In the Senate, Sen. Paolo “Bam” Aquino said last week: “Filipinos deserve an outstanding police force. Delinquent cops should be sued, not just reassigned and sent to Mindanao.” Secretary of Defense Delfin Lorenzana appealed to Director General Ronald de la Rosa, chief of the Philippine National Police to rethink the policy.
On the other hand, some senators have defended the PNP policy. Senators Gregorio Honasan and Francis Escudero see the Mindanao assignments as temporary moves under PNP administrative procedures pending the policemen’s suspension or dismissal from the service.
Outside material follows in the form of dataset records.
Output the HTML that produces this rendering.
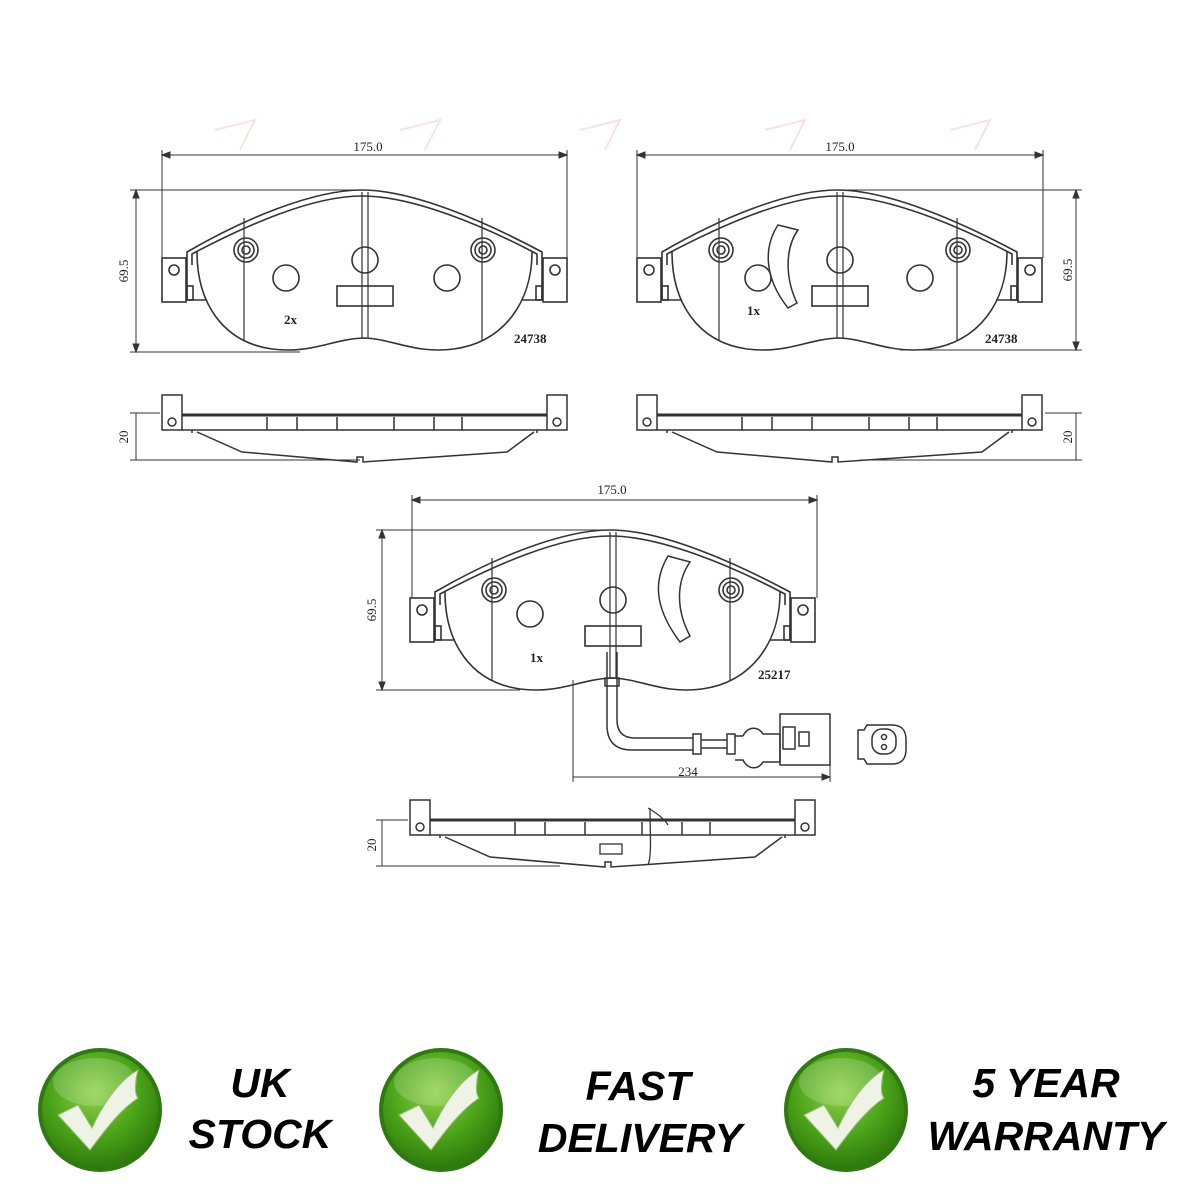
<!DOCTYPE html>
<html><head><meta charset="utf-8"><style>
html,body{margin:0;padding:0;background:#fff;}
svg{display:block;}
.t{font-family:"Liberation Serif",serif;font-size:13px;fill:#222;}
.b{font-family:"Liberation Sans",sans-serif;font-weight:bold;font-style:italic;font-size:41px;fill:#000;text-anchor:middle;}
</style></head><body>
<svg width="1200" height="1200" viewBox="0 0 1200 1200" xmlns="http://www.w3.org/2000/svg">
<defs>
<radialGradient id="g" cx="45%" cy="35%" r="65%">
<stop offset="0" stop-color="#8fd14a"/><stop offset="0.6" stop-color="#4aa318"/><stop offset="1" stop-color="#2f7a0c"/>
</radialGradient>
<g id="pad" fill="none" stroke="#333" stroke-width="1.6">
<path d="M25,82 L25,62 C80,30 150,0 200,0 C250,0 320,30 380,62 L380,82"/>
<path d="M30,75 L30,64 C85,35 150,6 200,6 C250,6 320,35 375,64 L375,75"/>
<path d="M35,62 C35,112 60,152 110,159 C150,164 170,149 202,148 C232,149 252,164 292,159 C342,152 370,112 370,62"/>
<path d="M25,82 L25,110 L45,110 M380,82 L380,110 L360,110"/>
<rect x="0" y="68" width="24" height="44"/><circle cx="12" cy="80" r="5"/>
<rect x="381" y="68" width="24" height="44"/><circle cx="393" cy="80" r="5"/>
<rect x="25" y="96" width="6" height="14"/><rect x="374" y="96" width="6" height="14"/>
<line x1="82" y1="28" x2="82" y2="150" stroke-width="1.2"/><line x1="320" y1="28" x2="320" y2="150" stroke-width="1.2"/>
<line x1="200" y1="2" x2="200" y2="148" stroke-width="1.2"/><line x1="206" y1="2" x2="206" y2="148" stroke-width="1.2"/>
<circle cx="84" cy="60" r="12"/><circle cx="84" cy="60" r="8"/><circle cx="84" cy="60" r="4"/>
<circle cx="321" cy="60" r="12"/><circle cx="321" cy="60" r="8"/><circle cx="321" cy="60" r="4"/>
<circle cx="203" cy="70" r="13"/>
<rect x="175" y="96" width="56" height="20"/>
</g>
<g id="side" fill="none" stroke="#333" stroke-width="1.5">
<rect x="0" y="0" width="20" height="35"/><rect x="385" y="0" width="20" height="35"/>
<line x1="20" y1="20" x2="385" y2="20" stroke-width="3"/>
<line x1="20" y1="35" x2="385" y2="35"/>
<line x1="105" y1="22" x2="105" y2="35"/><line x1="135" y1="22" x2="135" y2="35"/><line x1="175" y1="22" x2="175" y2="35"/><line x1="232" y1="22" x2="232" y2="35"/><line x1="272" y1="22" x2="272" y2="35"/><line x1="300" y1="22" x2="300" y2="35"/>
<path d="M30,38 L30,35 M375,35 L375,38 M35,37 L80,57 L195,67 L195,62 L201,62 L201,67 L345,57 L372,37"/>
<circle cx="10" cy="27" r="4"/><circle cx="395" cy="27" r="4"/>
</g>
<g id="chk">
<circle r="62" fill="#2e7a10"/><circle r="58" fill="url(#g)"/>
<ellipse cx="-5" cy="-28" rx="42" ry="24" fill="#fff" opacity="0.18"/>
<path d="M-42,5 L-22,-5 L-8,18 C5,-10 20,-30 38,-40 C34,-25 35,-15 38,-12 C20,0 5,20 -10,40 Z" fill="#eef3e6" stroke="#9bbf7a" stroke-width="1"/>
</g>
</defs>

<g fill="none" stroke="#f2d0d0" stroke-width="2" opacity="0.6">
<path d="M215,130 L255,120 L240,150 M400,130 L440,120 L425,150 M580,130 L620,120 L605,150 M765,130 L805,120 L790,150 M950,130 L990,120 L975,150"/>
</g>

<!-- Left top pad -->
<use href="#pad" x="162" y="190"/>
<circle cx="286" cy="278" r="13" fill="none" stroke="#333" stroke-width="1.6"/>
<circle cx="447" cy="278" r="13" fill="none" stroke="#333" stroke-width="1.6"/>
<g stroke="#333" stroke-width="1" fill="#333">
<line x1="162" y1="155" x2="567" y2="155"/><line x1="162" y1="150" x2="162" y2="258"/><line x1="567" y1="150" x2="567" y2="258"/>
<path d="M162,155 l8,-3 v6z M567,155 l-8,-3 v6z"/>
<line x1="130" y1="190" x2="362" y2="190"/><line x1="130" y1="352" x2="300" y2="352"/><line x1="136" y1="190" x2="136" y2="352"/>
<path d="M136,190 l-3,8 h6z M136,352 l-3,-8 h6z"/>
</g>
<text class="t" x="368" y="151" text-anchor="middle">175.0</text>
<text class="t" transform="translate(128,271) rotate(-90)" text-anchor="middle">69.5</text>
<text class="t" x="284" y="324" font-weight="bold" font-size="14">2x</text>
<text class="t" x="514" y="343" font-weight="bold" font-size="13">24738</text>
<use href="#side" x="162" y="395"/>
<g stroke="#333" stroke-width="1" fill="#333"><line x1="130" y1="413" x2="160" y2="413"/><line x1="130" y1="460" x2="360" y2="460"/><line x1="136" y1="413" x2="136" y2="460"/></g>
<text class="t" transform="translate(128,437) rotate(-90)" text-anchor="middle">20</text>

<!-- Right top pad -->
<use href="#pad" x="637" y="190"/>
<path d="M778,225 C765,245 762,275 788,308 L797,303 C785,278 785,248 798,230 Z" fill="none" stroke="#333" stroke-width="1.5"/>
<circle cx="758" cy="278" r="13" fill="none" stroke="#333" stroke-width="1.6"/>
<circle cx="920" cy="278" r="13" fill="none" stroke="#333" stroke-width="1.6"/>
<g stroke="#333" stroke-width="1" fill="#333">
<line x1="637" y1="155" x2="1043" y2="155"/><line x1="637" y1="150" x2="637" y2="258"/><line x1="1043" y1="150" x2="1043" y2="258"/>
<path d="M637,155 l8,-3 v6z M1043,155 l-8,-3 v6z"/>
<line x1="840" y1="190" x2="1082" y2="190"/><line x1="900" y1="350" x2="1082" y2="350"/><line x1="1076" y1="190" x2="1076" y2="350"/>
<path d="M1076,190 l-3,8 h6z M1076,350 l-3,-8 h6z"/>
</g>
<text class="t" x="840" y="151" text-anchor="middle">175.0</text>
<text class="t" transform="translate(1072,270) rotate(-90)" text-anchor="middle">69.5</text>
<text class="t" x="747" y="315" font-weight="bold" font-size="14">1x</text>
<text class="t" x="985" y="343" font-weight="bold" font-size="13">24738</text>
<use href="#side" x="637" y="395"/>
<g stroke="#333" stroke-width="1"><line x1="1045" y1="413" x2="1082" y2="413"/><line x1="860" y1="460" x2="1082" y2="460"/><line x1="1076" y1="413" x2="1076" y2="460"/></g>
<text class="t" transform="translate(1072,437) rotate(-90)" text-anchor="middle">20</text>

<!-- Bottom pad -->
<use href="#pad" x="410" y="530"/>
<circle cx="530" cy="614" r="13" fill="none" stroke="#333" stroke-width="1.6"/>
<path d="M668,556 C655,578 652,605 680,642 L690,636 C676,610 676,582 690,562 Z" fill="none" stroke="#333" stroke-width="1.5"/>
<g stroke="#333" stroke-width="1" fill="#333">
<line x1="412" y1="500" x2="817" y2="500"/><line x1="412" y1="495" x2="412" y2="598"/><line x1="817" y1="495" x2="817" y2="598"/>
<path d="M412,500 l8,-3 v6z M817,500 l-8,-3 v6z"/>
<line x1="376" y1="530" x2="610" y2="530"/><line x1="376" y1="690" x2="520" y2="690"/><line x1="382" y1="530" x2="382" y2="690"/>
<path d="M382,530 l-3,8 h6z M382,690 l-3,-8 h6z"/>
<line x1="573" y1="680" x2="573" y2="782"/><line x1="573" y1="777" x2="830" y2="777"/><line x1="830" y1="765" x2="830" y2="782"/>
<path d="M830,777 l-8,-3 v6z"/>
</g>
<text class="t" x="612" y="494" text-anchor="middle">175.0</text>
<text class="t" transform="translate(376,610) rotate(-90)" text-anchor="middle">69.5</text>
<text class="t" x="530" y="662" font-weight="bold" font-size="14">1x</text>
<text class="t" x="758" y="679" font-weight="bold" font-size="13">25217</text>
<text class="t" x="688" y="776" text-anchor="middle" font-size="14">234</text>
<g fill="none" stroke="#333" stroke-width="1.5">
<path d="M607,652 L607,725 Q607,750 632,750 L693,750"/>
<path d="M617,652 L617,720 Q617,738 635,738 L693,738"/>
<rect x="605" y="678" width="14" height="8"/>
<path d="M693,734 h8 v20 h-8z M701,740 h26 M701,748 h26 M727,734 h8 v20 h-8z M735,736 h8 M743,736 c5,-10 15,-10 20,-2 h17 v28 h-17 c-5,8 -15,8 -20,-2 h-8"/>
<rect x="780" y="714" width="50" height="51"/>
<rect x="783" y="727" width="12" height="22"/><rect x="799" y="732" width="10" height="14"/>
<path d="M858,730 h6 l3,-5 h25 c12,0 14,8 14,15 v9 c0,7 -2,15 -14,15 h-25 l-3,-5 h-6 z"/>
<rect x="872" y="729" width="24" height="25" rx="10"/>
<circle cx="884" cy="737" r="2.5"/><circle cx="884" cy="747" r="2.5"/>
</g>
<use href="#side" x="410" y="800"/>
<path d="M650,808 C650,835 652,855 648,865 M648,808 C660,815 665,820 668,825" fill="none" stroke="#333" stroke-width="1.3"/>
<rect x="600" y="844" width="22" height="10" fill="#fff" stroke="#333" stroke-width="1.3"/>
<g stroke="#333" stroke-width="1"><line x1="376" y1="820" x2="408" y2="820"/><line x1="376" y1="866" x2="560" y2="866"/><line x1="382" y1="820" x2="382" y2="866"/></g>
<text class="t" transform="translate(376,845) rotate(-90)" text-anchor="middle">20</text>

<use href="#chk" x="100" y="1110"/>
<use href="#chk" x="441" y="1110"/>
<use href="#chk" x="846" y="1110"/>
<text class="b" x="260" y="1097">UK</text>
<text class="b" x="260" y="1148">STOCK</text>
<text class="b" x="638" y="1100">FAST</text>
<text class="b" x="640" y="1152">DELIVERY</text>
<text class="b" x="1046" y="1097">5 YEAR</text>
<text class="b" x="1046" y="1150">WARRANTY</text>
</svg>
</body></html>
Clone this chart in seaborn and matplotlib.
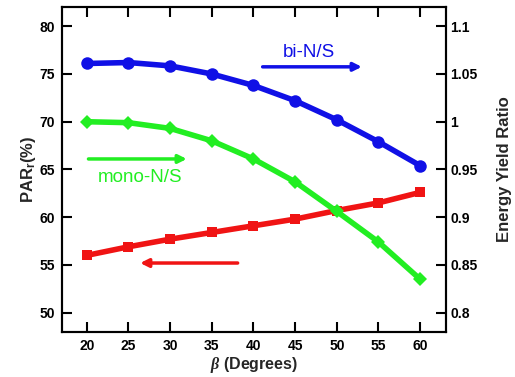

Sending rogue cops to Mindanao, even if only temporarily, may serve the purpose of making them think twice before abusing their authority and committing irregularities. But there is also the other point to consider – that Marawi City is where the PNP should send the bravest of its men to fight alongside the best of the armed troops. It and the rest of Mindanao should not be a dumping ground for misfits.
The recent exchange of critical observations among some very high officials should inspire a review of the policy in the interest of good police administration and in the greater national interest.